In the second case, we set fraction_of_training=1 to not withhold validation data from
the compared node ranking algorithms. It is important to note that algorithm normalization
helps modularity create comparable assessments between different algorithms.
supervised_algorithm = pg.AlgorithmSelection(algorithms.values(), measure=pg.AUC)
modularity_algorithm = pg.AlgorithmSelection(algorithms.values(), fraction_of_training=1, measure=pg.Modularity().as_supervised_method())
We now run the aglorithms for all communities to report the average AUC on the test sets.
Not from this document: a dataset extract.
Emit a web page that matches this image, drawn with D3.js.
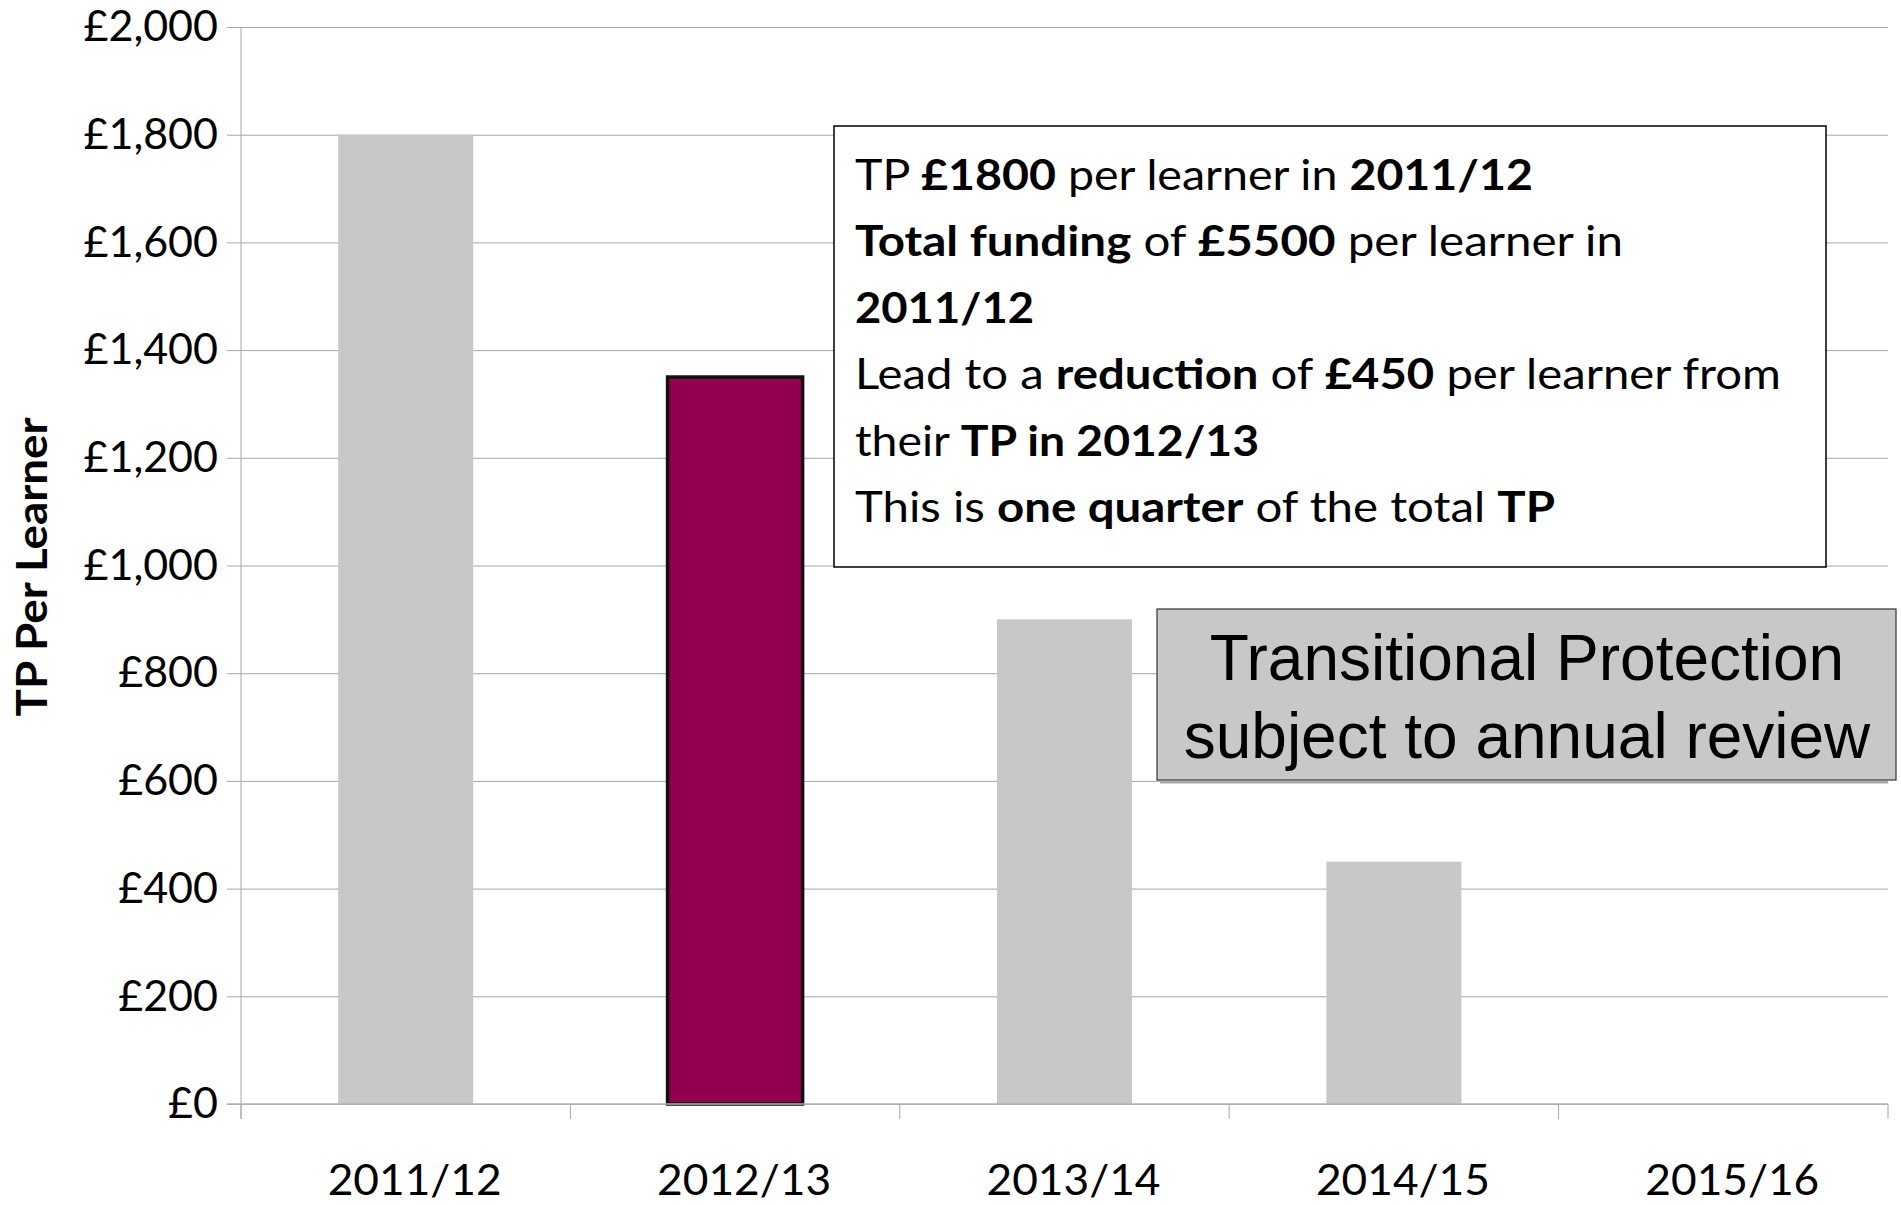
<!DOCTYPE html>
<html lang="en">
<head>
    <meta charset="UTF-8">
    <title>TP Per Learner</title>
    <style>
        body { margin: 0; background: #fff; }
    </style>
</head>
<body>
    <div id="chart"></div>
    <script src="https://d3js.org/d3.v7.min.js"></script>
    <script>

    // data
    const years = ["2011/12", "2012/13", "2013/14", "2014/15", "2015/16"];
    const tpValues = [1800, 1350, 900, 450, 0];
    const highlightYear = "2012/13";
    const yTicks = [0, 200, 400, 600, 800, 1000, 1200, 1400, 1600, 1800, 2000];

    // note lines, each a list of [text, bold?]
    const noteLines = [
        [["TP ", false], ["£1800", true], [" per learner in ", false], ["2011/12", true]],
        [["Total funding", true], [" of ", false], ["£5500", true], [" per learner in", false]],
        [["2011/12", true]],
        [["Lead to a ", false], ["reduction", true], [" of ", false], ["£450", true], [" per learner from", false]],
        [["their ", false], ["TP in 2012/13", true]],
        [["This is ", false], ["one quarter", true], [" of the total ", false], ["TP", true]]
    ];
    const noteWidths = [678, 768, 179, 926, 404, 700];
    const reviewLines = ["Transitional Protection", "subject to annual review"];

    // set up the page
    const margin = {top: 27, right: 13, bottom: 101, left: 241},
        width = 1901 - margin.left - margin.right,
        height = 1205 - margin.top - margin.bottom;

    const svgRoot = d3.select("#chart")
        .append("svg")
        .attr("width", 1901)
        .attr("height", 1205);

    const svg = svgRoot.append("g")
        .attr("transform", `translate(${margin.left}, ${margin.top})`);

    const x = d3.scaleBand()
        .domain(years)
        .range([0, width])
        .paddingInner(0.59)
        .paddingOuter(0.295);

    // plain bands, used for the category tick marks
    const xEdges = d3.scaleBand()
        .domain(years)
        .range([0, width])
        .padding(0);

    const y = d3.scaleLinear()
        .domain([0, 2000])
        .range([height, 0]);

    const calibri = "Lato, 'Open Sans', sans-serif";

    // gridlines
    svg.append("g")
        .attr("transform", "translate(-14, 0)")
        .call(d3.axisLeft(y).tickValues(yTicks).tickSize(-(width + 14)).tickFormat(""))
        .call(g => g.select(".domain").remove())
        .selectAll("line")
        .attr("stroke", "#a6a6a6")
        .attr("stroke-width", 1);

    // y axis with labels
    svg.append("g")
        .call(d3.axisLeft(y)
            .tickValues(yTicks)
            .tickSize(0)
            .tickPadding(23)
            .tickFormat(d => "£" + d3.format(",")(d)))
        .call(g => g.select(".domain").remove())
        .selectAll("text")
        .attr("font-family", calibri)
        .attr("font-size", 43)
        .attr("fill", "#000");

    svg.append("line")
        .attr("x1", 0).attr("x2", 0)
        .attr("y1", 0).attr("y2", height + 15)
        .attr("stroke", "#a6a6a6");

    // bars
    svg.append("g")
        .selectAll("rect")
        .data(years.map((d, i) => ({year: d, value: tpValues[i]})).filter(d => d.value > 0))
        .join("rect")
        .attr("x", d => x(d.year))
        .attr("y", d => y(d.value))
        .attr("width", x.bandwidth())
        .attr("height", d => height - y(d.value))
        .attr("fill", d => d.year === highlightYear ? "#940050" : "#c8c8c8")
        .attr("stroke", d => d.year === highlightYear ? "#111" : "none")
        .attr("stroke-width", 3.5);

    // x axis baseline and category ticks
    svg.append("line")
        .attr("x1", -14).attr("x2", width)
        .attr("y1", height).attr("y2", height)
        .attr("stroke", "#b4b4b4")
        .attr("stroke-width", 1.5);

    svg.append("g")
        .selectAll("line")
        .data(years.map(d => xEdges(d)).concat([width]))
        .join("line")
        .attr("x1", d => d).attr("x2", d => d)
        .attr("y1", height).attr("y2", height + 15)
        .attr("stroke", "#a6a6a6");

    svg.append("g")
        .attr("transform", `translate(9, ${height})`)
        .call(d3.axisBottom(x).tickSize(0).tickPadding(61))
        .call(g => g.select(".domain").remove())
        .selectAll("text")
        .attr("font-family", calibri)
        .attr("font-size", 42)
        .attr("fill", "#000")
        .attr("textLength", 174)
        .attr("lengthAdjust", "spacingAndGlyphs");

    // y axis title
    svgRoot.append("text")
        .attr("transform", "translate(47, 567) rotate(-90)")
        .attr("text-anchor", "middle")
        .attr("font-family", calibri)
        .attr("font-weight", "bold")
        .attr("font-size", 42)
        .attr("textLength", 299)
        .attr("lengthAdjust", "spacingAndGlyphs")
        .text("TP Per Learner");

    // white note box
    const note = svgRoot.append("g");
    note.append("clipPath").attr("id", "noteClip")
        .append("rect")
        .attr("x", 834).attr("y", 126).attr("width", 992).attr("height", 441);

    note.append("rect")
        .attr("x", 834).attr("y", 126)
        .attr("width", 992).attr("height", 441)
        .attr("fill", "#fff")
        .attr("stroke", "#000")
        .attr("stroke-width", 1.5);

    const noteText = note.append("g").attr("clip-path", "url(#noteClip)");
    noteLines.forEach((parts, i) => {
        const t = noteText.append("text")
            .attr("x", 855)
            .attr("y", 190 + i * 66.4)
            .attr("font-family", calibri)
            .attr("font-size", 42)
            .attr("textLength", noteWidths[i])
            .attr("lengthAdjust", "spacingAndGlyphs");
        parts.forEach(p => {
            t.append("tspan")
                .attr("font-weight", p[1] ? "bold" : "normal")
                .text(p[0]);
        });
    });

    // grey review box
    const review = svgRoot.append("g");
    review.append("rect")
        .attr("x", 1160).attr("y", 781)
        .attr("width", 1888 - 1160).attr("height", 2.5)
        .attr("fill", "#a8a8a8");
    review.append("rect")
        .attr("x", 1157).attr("y", 609)
        .attr("width", 739).attr("height", 171)
        .attr("fill", "#c8c8c8")
        .attr("stroke", "#333")
        .attr("stroke-width", 1.2);
    review.selectAll("text")
        .data(reviewLines)
        .join("text")
        .attr("x", 1527)
        .attr("y", (d, i) => 680 + i * 78)
        .attr("text-anchor", "middle")
        .attr("font-family", "'Liberation Sans', Arial, sans-serif")
        .attr("font-size", 64)
        .attr("fill", "#000")
        .text(d => d);

    </script>
</body>
</html>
Testing is made to exclude original seed nodes to ensure that results are not biased.
supervised_aucs = list()
modularity_aucs = list()
for seeds, members in zip(train.values(), test.values()):
measure = pg.AUC(members, exclude=seeds)
supervised_aucs.append(measure(supervised_algorithm(graph, seeds)))
modularity_aucs.append(measure(modularity_algorithm(graph, seeds)))
print("Supervised", sum(supervised_aucs) / len(supervised_aucs))
print("Modularity", sum(modularity_aucs)/len(modularity_aucs))
For very few seed nodes (in this case, they are fewer than 5 in tested communities) supervised evaluation lacks robustness, especially since removing seeds shaves off a large portion of information from node ranking algorithms. This can be seen in the above example, where modularity-based algorithm selection outperformed the supervised one. On the other hand, for more nodes in the training seeds (such as 10% of total community members) supervised evaluation is the better one.